Auch rhetorisch hat die EU in jüngster Vergangenheit aufgerüstet. Michael Matthiessen, der EU-Botschafter in Bern, nutzte vor wenigen Wochen einen Anlass der finnischen Botschaft in Bern, um flapsig gegen die Schweiz zu schiessen.

Wer nicht am Tisch sitzt, kommt auf die Speisekarte!»,

sagte er im Hinblick auf ein mögliches Scheitern des Rahmenabkommens. Oder anders formuliert: Wer nicht mitmacht, wird für sein Abseitsstehen unsanft bestraft. FDP-Fraktionschef Beat Walti fühlte sich an Peer Steinbrück erinnert, wie der «Blick» schrieb. Der frühere deutsche Finanzminister drohte der Schweiz wegen ihrer Steuerpolitik im Jahr 2009 mit der Kavallerie und der Peitsche.
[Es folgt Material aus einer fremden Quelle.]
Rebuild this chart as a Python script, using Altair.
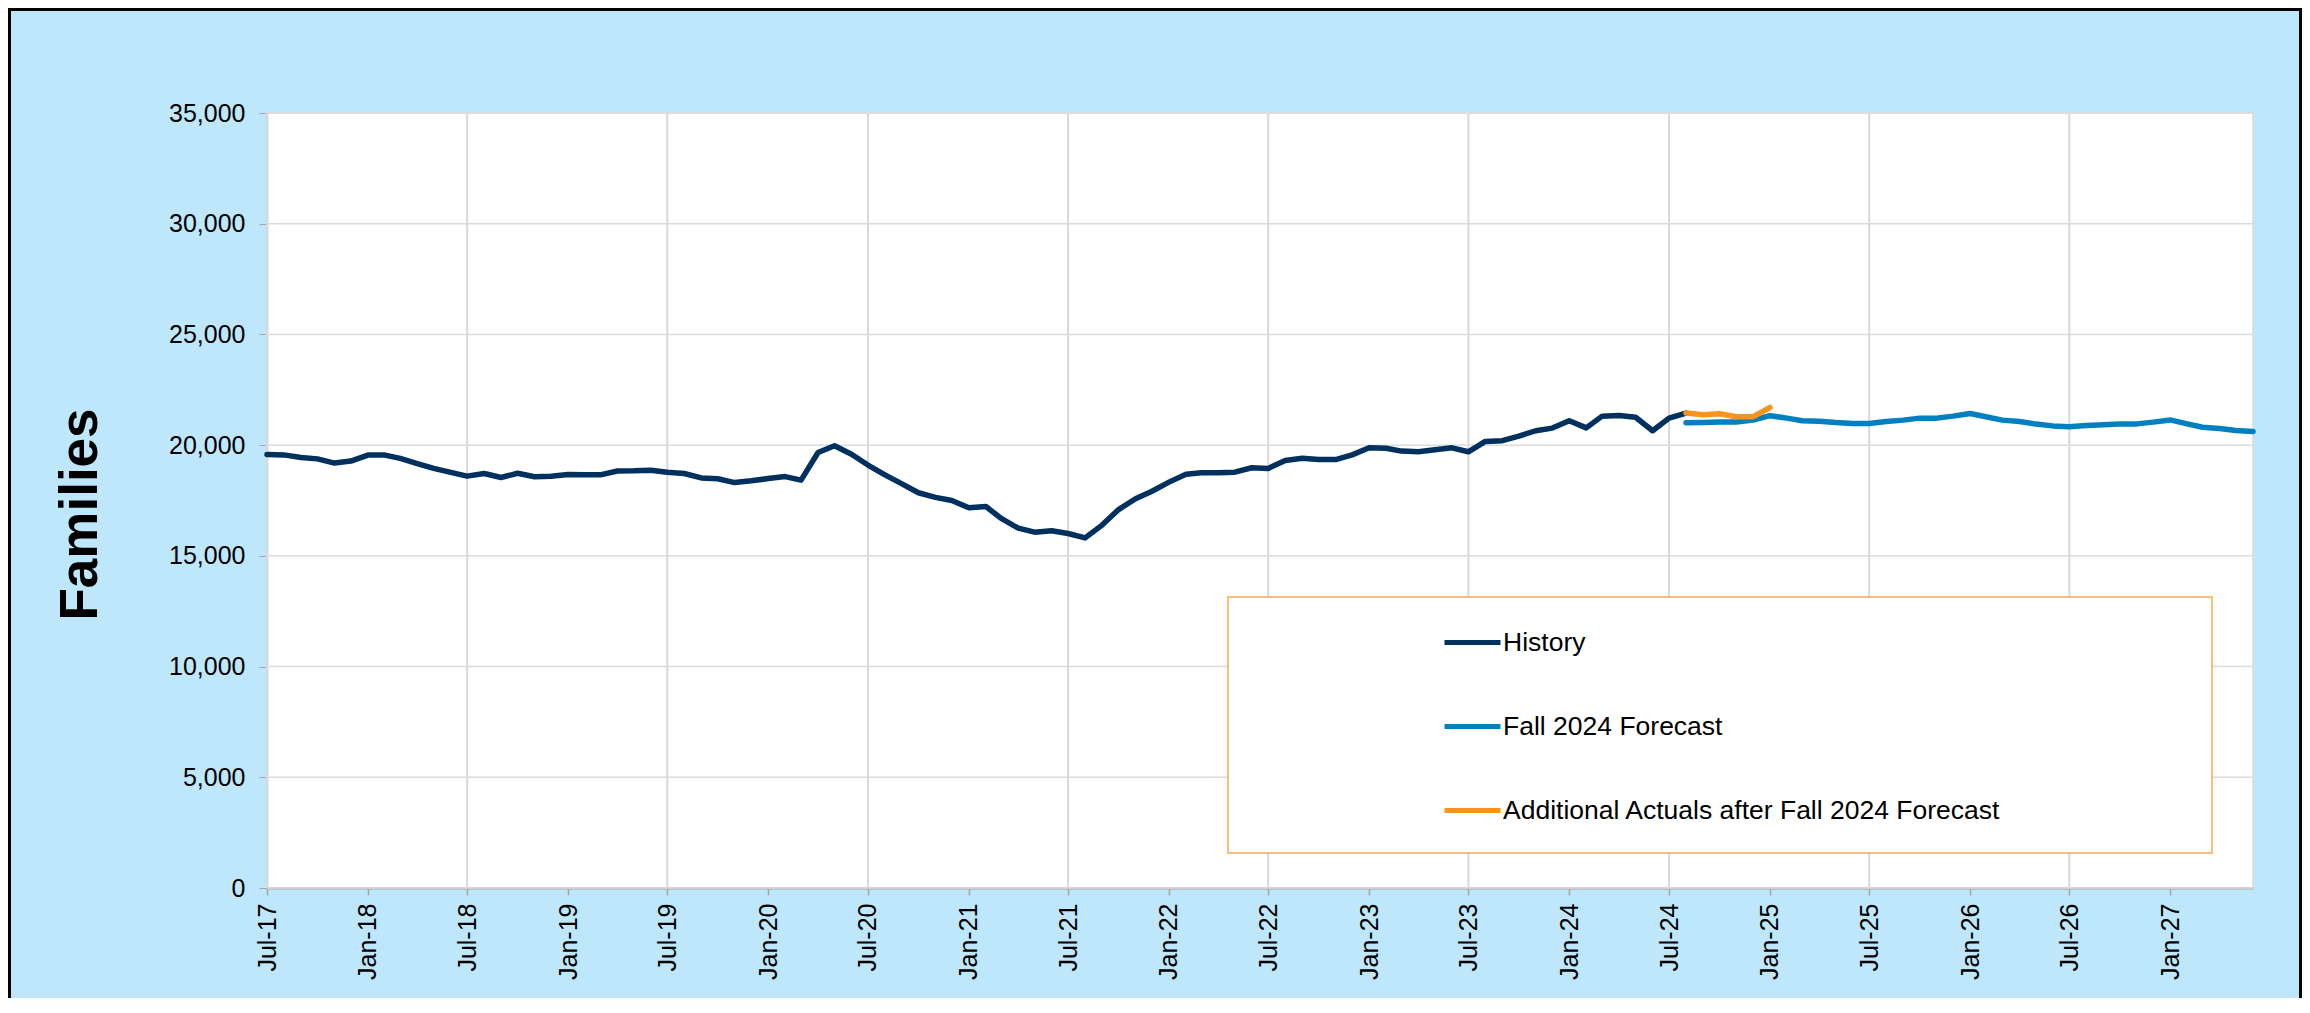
import altair as alt
import pandas as pd

# ---- data ----
history_start = "2017-07-01"
history = [19580, 19560, 19440, 19380, 19190, 19280, 19550, 19550, 19400, 19170,
           18950, 18770, 18600, 18720, 18540, 18730, 18570, 18600, 18670, 18660,
           18660, 18830, 18840, 18870, 18780, 18720, 18520, 18480, 18310, 18390,
           18490, 18580, 18420, 19670, 19970, 19590, 19100, 18660, 18250, 17850,
           17640, 17500, 17170, 17230, 16690, 16250, 16070, 16130, 16010, 15810,
           16390, 17090, 17580, 17920, 18330, 18690, 18750, 18750, 18780, 18980,
           18950, 19310, 19410, 19350, 19350, 19560, 19880, 19860, 19730, 19700,
           19790, 19880, 19700, 20170, 20200, 20410, 20650, 20770, 21100, 20780,
           21310, 21340, 21260, 20650, 21220, 21450]
forecast_start = "2024-08-01"
forecast = [21010, 21020, 21040, 21050, 21130, 21330, 21220, 21100, 21080, 21020,
            20980, 20980, 21070, 21130, 21220, 21220, 21310, 21430, 21270, 21130,
            21070, 20950, 20870, 20830, 20890, 20920, 20960, 20960, 21040, 21140,
            20960, 20810, 20750, 20660, 20620]
actuals_start = "2024-08-01"
actuals = [21450, 21370, 21420, 21280, 21280, 21700]

series_names = ["History", "Fall 2024 Forecast",
                "Additional Actuals after Fall 2024 Forecast"]
series_colors = ["#00305E", "#0080C0", "#F7941D"]

x_start = "2017-07-01"
x_end = "2027-06-01"
tick_start, tick_end = "2017-07-01", "2027-01-01"
y_ticks = [0, 5000, 10000, 15000, 20000, 25000, 30000, 35000]

FONT = "Liberation Sans"


def frame(start, values, name):
    return pd.DataFrame({
        "date": pd.date_range(start, periods=len(values), freq="MS").strftime("%Y-%m-%dT00:00:00Z"),
        "value": values,
        "series": name,
    })


df_hist = frame(history_start, history, series_names[0])
df_fc = frame(forecast_start, forecast, series_names[1])
df_act = frame(actuals_start, actuals, series_names[2])

tick_dates = pd.date_range(tick_start, tick_end, freq="6MS")
july_dates = [d for d in tick_dates if d.month == 7]


def dt(d):
    d = pd.Timestamp(d)
    return alt.DateTime(year=d.year, month=d.month, date=d.day, utc=True)


W, H = 1986, 775

x_scale = alt.Scale(type="utc", domain=[dt(x_start), dt(x_end)])
y_scale = alt.Scale(domain=[0, 35000], nice=False)

x_axis = alt.Axis(
    values=[dt(d) for d in tick_dates],
    labelExpr="utcFormat(datum.value, '%b-%y')",
    labelAngle=270, labelFontSize=25, labelFont=FONT, labelColor="black",
    labelPadding=8, tickSize=7, tickColor="#A6A6A6", domainColor="#A6A6A6",
    domainWidth=2, tickWidth=1.5, grid=False, title=None, labelOverlap=False,
    labelFlush=False,
)
y_axis = alt.Axis(
    values=y_ticks, format=",d", labelFontSize=25, labelFont=FONT,
    labelColor="black", labelPadding=14, tickSize=8, tickColor="#A6A6A6",
    domainColor="#A6A6A6", domainWidth=1.5, gridColor="#DCDCDC", gridWidth=1.5,
    title="Families", titleFontSize=53, titleFont=FONT, titleFontWeight="bold",
    titleColor="black", titleAngle=270, titleX=-171, titleY=401,
    titleBaseline="alphabetic", titleAlign="center",
)

color = alt.Color(
    "series:N",
    scale=alt.Scale(domain=series_names, range=series_colors),
    legend=alt.Legend(
        title=None, orient="none", legendX=1175, legendY=499,
        direction="vertical", symbolType="stroke", symbolSize=3136,
        symbolStrokeWidth=5, labelFontSize=26.5, labelFont=FONT,
        labelColor="black", rowPadding=40, labelOffset=0, padding=0,
        labelLimit=1000,
    ),
)

grid_df = pd.DataFrame({"date": [d.strftime("%Y-%m-%dT00:00:00Z") for d in july_dates]})
vgrid = alt.Chart(grid_df).mark_rule(color="#D9D9D9", strokeWidth=2).encode(
    x=alt.X("date:T", scale=x_scale, axis=x_axis)
)

hgrid = alt.Chart(pd.DataFrame({"v": y_ticks})).mark_rule(color="#DCDCDC", strokeWidth=1.5).encode(
    y=alt.Y("v:Q", scale=y_scale, axis=y_axis)
)

one = pd.DataFrame({"k": [0]})
legend_box = alt.Chart(one).mark_rect(
    fill="white", stroke="#F7A850", strokeWidth=1.5
).encode(
    x=alt.value(961), x2=alt.value(1945), y=alt.value(484), y2=alt.value(740)
)

outer_border = alt.Chart(one).mark_rect(
    fill=None, fillOpacity=0, stroke="black", strokeWidth=3
).encode(
    x=alt.value(-257.5), x2=alt.value(W + 49 - 1.5),
    y=alt.value(-103.5), y2=alt.value(H + 140)
)


def line(df):
    return alt.Chart(df).mark_line(strokeWidth=5.5, strokeCap="round", strokeJoin="round").encode(
        x=alt.X("date:T", scale=x_scale, axis=x_axis),
        y=alt.Y("value:Q", scale=y_scale, axis=y_axis),
        color=color,
    )


chart = alt.layer(
    vgrid, hgrid, legend_box, line(df_hist), line(df_fc), line(df_act), outer_border
).properties(
    width=W, height=H,
    autosize=alt.AutoSizeParams(type="none"),
    padding={"left": 259, "top": 105, "right": 49, "bottom": 110},
    background="#BFE7FC",
).configure_view(
    fill="white", stroke="#D9D9D9", strokeWidth=1.5
).configure_axis(
    grid=False
)

chart.save("out.html", embed_options={"renderer": "svg", "actions": False})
Steinbrücks Griff in den verbalen Giftschrank löste eine nachhaltige atmosphärische Verstimmung aus.

Der frühere deutsche Finanzminister Peer Steinbrück brüskierte die Schweiz mit einer Peitschendrohung.

Der frühere deutsche Finanzminister Peer Steinbrück brüskierte die Schweiz mit einer Peitschendrohung.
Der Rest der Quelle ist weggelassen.